Emerging pollutants is a term used by water quality professionals to describe contaminants that have been detected in water bodies. These may cause harm to human health and the ecological systems and are typically not governed under the current environmental laws, posing as a greater risk to our livelihood.
Heavy metal contamination is an issue of utmost importance as it has harmful effects on both, the environment and on humans. Some of these negative impacts include the death of aquatic life, algal blooms, habitat destruction from sedimentation, debris, increased water flow, other short and long-term toxicity from chemical contaminants. The main threats to human health from heavy metals are associated, for example, with exposure to lead, cadmium, mercury, and arsenic. Most of the plastic produced in the world is not recycled but ends up in landfills or open dumps which makes it more likely to reach rivers, lakes, and eventually oceans. Microplastics (MPs), defined as less than 5 mm in diameter, can be directly released in the water or formed by the degradation of bigger pieces.
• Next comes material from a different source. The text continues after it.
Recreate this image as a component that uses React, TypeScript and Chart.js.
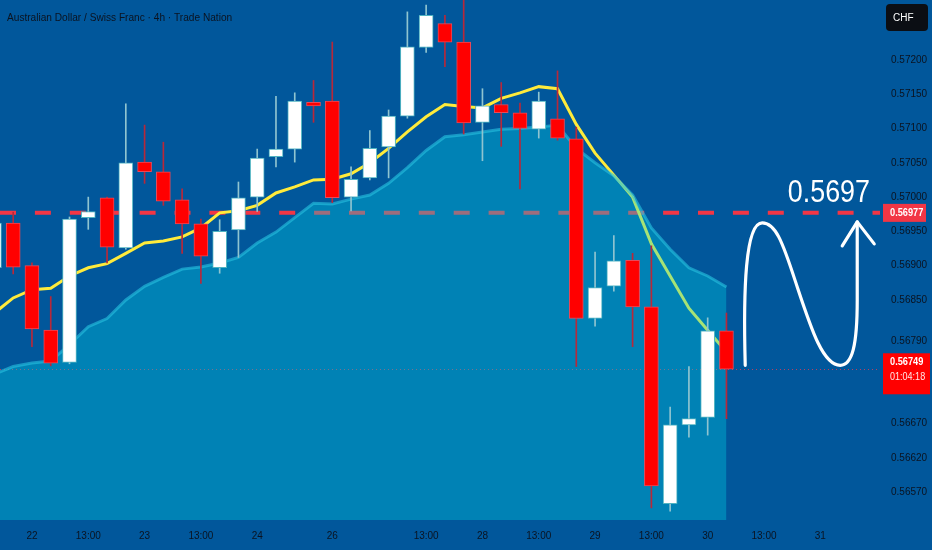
import React, { useEffect, useRef } from 'react';
import { Chart, registerables } from 'chart.js';

Chart.register(...registerables);

// ---- data ----
const candleIndex = [-1, 0, 1, 2, 3, 4, 5, 6, 7, 8, 9, 10, 11, 12, 13, 14, 15, 16, 17, 18, 19, 20, 21, 22, 23, 24, 25, 26, 27, 28, 29, 30, 31, 32, 33, 34, 35, 36, 37, 38];
const opens = [0.56897, 0.56962, 0.569, 0.56806, 0.56759, 0.5697, 0.56999, 0.56926, 0.57051, 0.57037, 0.56996, 0.56961, 0.56897, 0.56952, 0.57, 0.57059, 0.5707, 0.57138, 0.5714, 0.57, 0.57028, 0.57073, 0.57118, 0.57218, 0.57253, 0.57226, 0.57109, 0.57135, 0.57123, 0.57099, 0.57114, 0.57085, 0.56823, 0.5687, 0.56908, 0.5684, 0.56553, 0.56668, 0.56679, 0.56805];
const highs = [0.56968, 0.56978, 0.56904, 0.56855, 0.56971, 0.57, 0.57, 0.57136, 0.57105, 0.5708, 0.57012, 0.56968, 0.56967, 0.57022, 0.5707, 0.57147, 0.57152, 0.5717, 0.57226, 0.57044, 0.57097, 0.57127, 0.5727, 0.5728, 0.57265, 0.57294, 0.57158, 0.57167, 0.57137, 0.57153, 0.57184, 0.57102, 0.5692, 0.56944, 0.56918, 0.56929, 0.56694, 0.56753, 0.56824, 0.56831];
const lows = [0.5689, 0.56888, 0.56782, 0.56754, 0.56757, 0.56953, 0.56904, 0.56924, 0.5702, 0.56988, 0.56918, 0.56874, 0.56889, 0.56912, 0.56979, 0.57044, 0.57051, 0.57109, 0.56992, 0.5698, 0.57025, 0.57028, 0.57115, 0.57211, 0.5719, 0.57092, 0.57053, 0.57074, 0.57012, 0.57086, 0.57083, 0.56753, 0.56812, 0.56863, 0.56782, 0.56547, 0.56542, 0.5665, 0.56653, 0.56677];
const closes = [0.56962, 0.56898, 0.56808, 0.56758, 0.56968, 0.56979, 0.56927, 0.5705, 0.57037, 0.56994, 0.56961, 0.56914, 0.5695, 0.56999, 0.57057, 0.5707, 0.5714, 0.57133, 0.56999, 0.57026, 0.57071, 0.57118, 0.57219, 0.57265, 0.57226, 0.57108, 0.57133, 0.57123, 0.571, 0.5714, 0.57086, 0.56823, 0.56868, 0.56907, 0.5684, 0.56579, 0.56668, 0.56677, 0.56805, 0.56749];
const fastEma = [0.56831, 0.56853, 0.56865, 0.56867, 0.56885, 0.56897, 0.56903, 0.56918, 0.56933, 0.56936, 0.56942, 0.56955, 0.56977, 0.5698, 0.56988, 0.57006, 0.57015, 0.57025, 0.57026, 0.57034, 0.5705, 0.57071, 0.57095, 0.57117, 0.57135, 0.57132, 0.5713, 0.57144, 0.57152, 0.57161, 0.57158, 0.57106, 0.57064, 0.57032, 0.57, 0.56932, 0.56885, 0.56838, 0.56806, 0.56774];
const slowEma = [0.56742, 0.56753, 0.56758, 0.56761, 0.56785, 0.56811, 0.56823, 0.5685, 0.5687, 0.56883, 0.56895, 0.56898, 0.56904, 0.56912, 0.56933, 0.56949, 0.5697, 0.56991, 0.5699, 0.56997, 0.57003, 0.5702, 0.57043, 0.57068, 0.57088, 0.57091, 0.57095, 0.57099, 0.571, 0.57102, 0.57105, 0.57071, 0.5705, 0.57031, 0.57003, 0.56955, 0.56924, 0.56897, 0.56885, 0.56869];
const xTickIndex = [1, 4, 7, 10, 13, 17, 22, 25, 28, 31, 34, 37, 40, 43];
const xTickLabels = ['22', '13:00', '23', '13:00', '24', '26', '13:00', '28', '13:00', '29', '13:00', '30', '13:00', '31'];
const yTickValues = [0.572, 0.5715, 0.571, 0.5705, 0.57, 0.5695, 0.569, 0.5685, 0.5679, 0.5667, 0.5662, 0.5657];
const levelPrice = 0.56977;
const targetText = '0.5697';
const lastPrice = 0.56749;
const countdown = '01:04:18';
const currency = 'CHF';
const title = 'Australian Dollar / Swiss Franc · 4h · Trade Nation';

// ---- styles ----
const BG = '#01579b';
const TEXT = '#0b1320';
const FONT = "'Liberation Sans', Arial, sans-serif";
const X_MIN = -0.703;
const X_MAX = 46.18;
const Y_MIN = 0.565293;
const Y_MAX = 0.572873;

const isUp = (i: number) => closes[i] >= opens[i];

function drawText(ctx: CanvasRenderingContext2D, text: string, x: number, y: number, font: string, color: string, sx: number, align: CanvasTextAlign, baseline: CanvasTextBaseline) {
  ctx.save();
  ctx.font = font;
  ctx.fillStyle = color;
  ctx.textAlign = align;
  ctx.textBaseline = baseline;
  ctx.translate(x, y);
  ctx.scale(sx, 1);
  ctx.fillText(text, 0, 0);
  ctx.restore();
}

export default function App() {
  const ref = useRef<HTMLCanvasElement | null>(null);

  useEffect(() => {
    const canvas = ref.current;
    if (!canvas) return;
    document.body.style.margin = '0';

    const decor = {
      id: 'decor',
      beforeDraw(chart: any) {
        const { ctx, width, height } = chart;
        ctx.save();
        ctx.fillStyle = BG;
        ctx.fillRect(0, 0, width, height);
        ctx.restore();
      },
      beforeDatasetsDraw(chart: any) {
        const { ctx, chartArea } = chart;
        const ys = chart.scales.y;
        ctx.save();
        const ly = ys.getPixelForValue(levelPrice);
        ctx.strokeStyle = '#f23645';
        ctx.lineWidth = 4;
        ctx.setLineDash([16, 18.9]);
        ctx.beginPath();
        ctx.moveTo(chartArea.left, ly);
        ctx.lineTo(chartArea.right, ly);
        ctx.stroke();
        const py = Math.round(ys.getPixelForValue(lastPrice)) + 0.5;
        ctx.strokeStyle = 'rgba(230,60,80,0.8)';
        ctx.lineWidth = 1;
        ctx.setLineDash([1, 3]);
        ctx.beginPath();
        ctx.moveTo(chartArea.left, py);
        ctx.lineTo(chartArea.right, py);
        ctx.stroke();
        ctx.restore();
      },
      afterDatasetsDraw(chart: any) {
        const { ctx, chartArea } = chart;
        const xs = chart.scales.x;
        const ys = chart.scales.y;
        const ly = ys.getPixelForValue(levelPrice);
        const y0 = ys.getPixelForValue(lastPrice) - 4;
        const x0 = xs.getPixelForValue(39);
        const yTop = ly + 10;
        ctx.save();
        ctx.strokeStyle = '#ffffff';
        ctx.lineWidth = 3.2;
        ctx.lineCap = 'round';
        ctx.lineJoin = 'round';
        ctx.beginPath();
        ctx.moveTo(x0, y0);
        ctx.bezierCurveTo(x0 - 2, y0 - 75, x0, yTop, x0 + 17, yTop);
        ctx.bezierCurveTo(x0 + 30, yTop, x0 + 37, yTop + 18, x0 + 50, yTop + 58);
        ctx.bezierCurveTo(x0 + 65, yTop + 103, x0 + 77, y0, x0 + 95, y0);
        ctx.bezierCurveTo(x0 + 107, y0, x0 + 112, y0 - 20, x0 + 112, y0 - 65);
        ctx.lineTo(x0 + 112, yTop - 1);
        ctx.stroke();
        ctx.beginPath();
        ctx.moveTo(x0 + 97, yTop + 23);
        ctx.lineTo(x0 + 112, yTop - 1);
        ctx.lineTo(x0 + 129, yTop + 21);
        ctx.stroke();
        ctx.restore();
        drawText(ctx, targetText, chartArea.right - 10, ly - 11, '32px ' + FONT, '#ffffff', 0.84, 'right', 'alphabetic');
      },
      afterDraw(chart: any) {
        const { ctx, chartArea } = chart;
        const ys = chart.scales.y;
        const ax = chartArea.right;
        drawText(ctx, title, 7, 21, '11.5px ' + FONT, TEXT, 0.88, 'left', 'alphabetic');
        ctx.save();
        ctx.fillStyle = '#0b0e14';
        ctx.beginPath();
        (ctx as any).roundRect(ax + 6, 4, 42, 27, 4);
        ctx.fill();
        ctx.restore();
        drawText(ctx, currency, ax + 13, 18, '10px ' + FONT, '#ffffff', 1, 'left', 'middle');
        const ly = ys.getPixelForValue(levelPrice);
        ctx.save();
        ctx.fillStyle = '#f23645';
        ctx.fillRect(ax + 3, ly - 9, 43, 18);
        ctx.restore();
        drawText(ctx, levelPrice.toFixed(5), ax + 10, ly + 0.5, 'bold 10.5px ' + FONT, '#ffffff', 0.88, 'left', 'middle');
        const py = ys.getPixelForValue(lastPrice);
        ctx.save();
        ctx.fillStyle = '#ff0000';
        ctx.fillRect(ax + 3, py - 16, 47, 41);
        ctx.restore();
        drawText(ctx, lastPrice.toFixed(5), ax + 10, py - 7, 'bold 10.5px ' + FONT, '#ffffff', 0.88, 'left', 'middle');
        drawText(ctx, countdown, ax + 10, py + 8, '10.5px ' + FONT, '#ffe6e6', 0.86, 'left', 'middle');
      },
    };

    const chart = new Chart(canvas, {
      type: 'bar',
      data: {
        datasets: [
          {
            type: 'bar',
            label: 'bodies',
            data: candleIndex.map((x, i) => ({ x, y: [opens[i], closes[i]] })) as any,
            backgroundColor: candleIndex.map((_, i) => (isUp(i) ? '#ffffff' : '#ff0000')),
            borderColor: candleIndex.map((_, i) => (isUp(i) ? '#4fb3c2' : '#e84a5a')),
            borderWidth: 1,
            borderSkipped: false,
            barThickness: 14,
            grouped: false,
            order: 0,
            clip: 0,
          } as any,
          {
            type: 'bar',
            label: 'wicks',
            data: candleIndex.map((x, i) => ({ x, y: [lows[i], highs[i]] })) as any,
            backgroundColor: candleIndex.map((_, i) => (isUp(i) ? '#8fc4d0' : '#b8283a')),
            borderWidth: 0,
            barThickness: 1,
            grouped: false,
            order: 1,
            clip: 0,
          } as any,
          {
            type: 'line',
            label: 'slow',
            data: candleIndex.map((x, i) => ({ x, y: slowEma[i] })),
            borderColor: 'rgba(40,195,225,0.6)',
            borderWidth: 3,
            backgroundColor: 'rgba(0,213,229,0.35)',
            fill: 'start',
            pointRadius: 0,
            tension: 0,
            order: 2,
            clip: 0,
          } as any,
          {
            type: 'line',
            label: 'fast',
            data: candleIndex.map((x, i) => ({ x, y: fastEma[i] })),
            borderColor: '#ffeb3b',
            borderWidth: 3,
            fill: false,
            pointRadius: 0,
            tension: 0,
            order: 3,
            clip: 0,
          } as any,
        ],
      },
      options: {
        responsive: false,
        animation: false,
        events: [],
        layout: { padding: 0 },
        plugins: { legend: { display: false }, tooltip: { enabled: false }, title: { display: false } },
        scales: {
          x: {
            type: 'linear',
            min: X_MIN,
            max: X_MAX,
            offset: false,
            grid: { display: false, drawTicks: false },
            border: { display: false },
            ticks: {
              autoSkip: false,
              maxRotation: 0,
              padding: 10,
              color: TEXT,
              font: { family: FONT, size: 10 },
              callback: (_v: any, idx: number) => xTickLabels[idx],
            },
            afterBuildTicks: (s: any) => {
              s.ticks = xTickIndex.map((v) => ({ value: v }));
            },
            afterFit: (s: any) => {
              s.height = 30;
              s.paddingLeft = 0;
              s.paddingRight = 0;
            },
          },
          y: {
            type: 'linear',
            position: 'right',
            min: Y_MIN,
            max: Y_MAX,
            bounds: 'data',
            beginAtZero: false,
            grid: { display: false, drawTicks: false },
            border: { display: false },
            ticks: {
              autoSkip: false,
              padding: 11,
              color: TEXT,
              font: { family: FONT, size: 10 },
              callback: (v: any) => Number(v).toFixed(5),
            },
            afterBuildTicks: (s: any) => {
              s.ticks = yTickValues.map((v) => ({ value: v }));
            },
            afterFit: (s: any) => {
              s.width = 52;
              s.paddingTop = 0;
              s.paddingBottom = 0;
            },
          },
        },
      } as any,
      plugins: [decor],
    });

    return () => chart.destroy();
  }, []);

  return (
    <div style={{ position: 'fixed', left: 0, top: 0, width: 932, height: 550 }}>
      <canvas ref={ref} width={932} height={550} style={{ width: 932, height: 550, display: 'block' }} />
    </div>
  );
}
Many issues are linked to the presence of MPs in water, such as damage to airways and stomachs of animals, blocking canals and sewers, and creating breeding habitats for mosquitoes. Excessive nutrient loading is a major threat to aquatic ecosystems worldwide that leads to profound changes in aquatic biodiversity and biogeochemical processes. Nutrients in excess can come from various sources. They can occur naturally, however, human-related inputs are much greater than natural inputs.
This webinar aims to discuss these matters with reference to wastewater and will focus on case studies, projects, and examples that will present the current trends and ways to tackle these issues.